I’m so glad you could join us, my old nemesis; I do hope my henchmen didn’t treat you roughly.  You’re just in time to watch me unleash my army of killer robo-ferrets upon an unsuspecting world — but first, I will explain my sinister plan to you in elaborate detail at great length, which will give you time to escape and ruin everything.

Don't know why I do that; we villains can be kinda dumb sometimes.

Evil never looked so cuddly, Kate S.

I Don’t Like This Planet, Mommy

"I hate this place — everything’s all flat and quiet.  Yeah, sure, there’s people, but nobody talks to me or pets me or anything.  I mean, check out Necktie Boy, here; I lick his face, give him my best sad-eyes routine, and what do I get?  Bupkis!  And the worst part is that there’s all this food, and I can’t eat any of it!

"On the plus side, though, I’m feeling very motivated to quit smoking.  Whatever that is."

The snozzberries most decidedly DO NOT taste like snozzberries.

Maybe a trip to Sofaland will cheer him up, Steph W.

There’s a Seeker Born Every Minute

Each of us is born into a lonely quest.  Young and old, rich and poor, from mighty king to lowly beggar, our lives are marked by the trails of our ceaseless yearnings, like maps to treasure we never find.

Seriously, I just don't get it sometimes...

For some, it is Love, that blissful release from earthly cares, adrift in the arms of that one special someone.  For others, it is Knowledge, the skeleton key that unlocks every mystery and lays bare the soul of Truth.

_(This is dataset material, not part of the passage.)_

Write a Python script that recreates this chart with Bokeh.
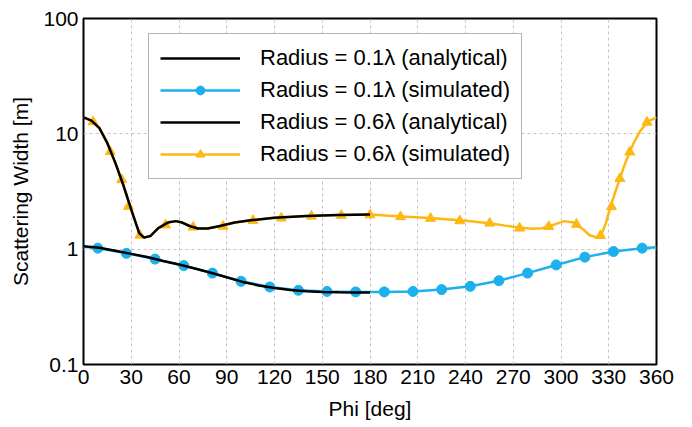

... I mean, I'm just sayin', you'd think it wouldn't be such a big deal...

… and then, if you’re this bozo, you just want a conditioner that tames split ends.

... if they can put a man on the moon and all...

We may need to break out the hot-oil treatment, Tina W.

Klamath Falls, 1963

OK, so me and my friend Danny get to go camping, except Danny’s mom said that Danny’s sister Marlys had to come too, and my mom made me take my brother Ralph and said we couldn’t hike fast on account of he has asthma and stuff.

And Marlys had this big crush on me, but of course she pretended she didn't.

So we were in the forest, and Marlys said she was pretty sure that this is where Old Man Morris lives, who’s supposed to be this scary old guy with a hook for a hand who cooks little kids and eats ‘em.  And I said "cut it out, Marlys, that’s just a ghost story."

But we stuck together anyway, just to be safe.

"Is not," says Marlys.  "Jimmy Beaverton saw him when he took a short cut home from Jamboree last summer.  There was this wheezy voice saying ‘My, you’re a tasty thing, aren’t ya?’ and that’s when he saw him."

"Oh, Jimmy Beaverton eats boogers and thinks Howdy Doody is real," I tell her.  "What does he know?"  And she says "Fine — you’re so smart, let’s see you walk down there by yourself."

                    um, OK...

So now I have to do it or I’ll look stupid.  And then the forest gets really quiet, and the birds stop singing all at once, and all I can hear is the snow crunch under my feet.  And then I stop, and I hear something … wheezing.

( I'm *not* a tasty thing, I'm *not* a tasty thing... )

So Marlys screams at me and Danny screams at Marlys and Ralphie just screams at everybody, and we all run back to camp the whole way without stopping.  Anyway, it turns out the wheezing was just because Ralphie couldn’t find his inhaler.

But we never went back there anyway, just to be safe.

Photos from Jennifer T. (with an assist from Alexis M. & Sarah F.S.)

No More Scary Movies For You, Dad

"It’s the same story every time we watch a Freddy or Jason movie:  You always say ‘I’m a big boy now, I can handle it,’ and by the time the picture’s over, you end up whimpering in my bed."

But I *swear* I can hear a chainsaw in the next room!

Looks like someone could use this handy How To Survive A Slasher Movie guide, JC.

The New Bird Clashes With Everything

"Mama’s little favorite, aren’t we?  I suppose you think you’re soooo much better than I am, just because you happen to match the furniture!"

Why, yes.  Yes, I am.

I think he really ties the room together, Kathy F.

Breaking News Bulletin!

NEW JERSEY—Bodyguards protect Percival Q. Gringflabble, alleged Mafia accountant, as he arrives at the Federal courthouse to testify against his employers.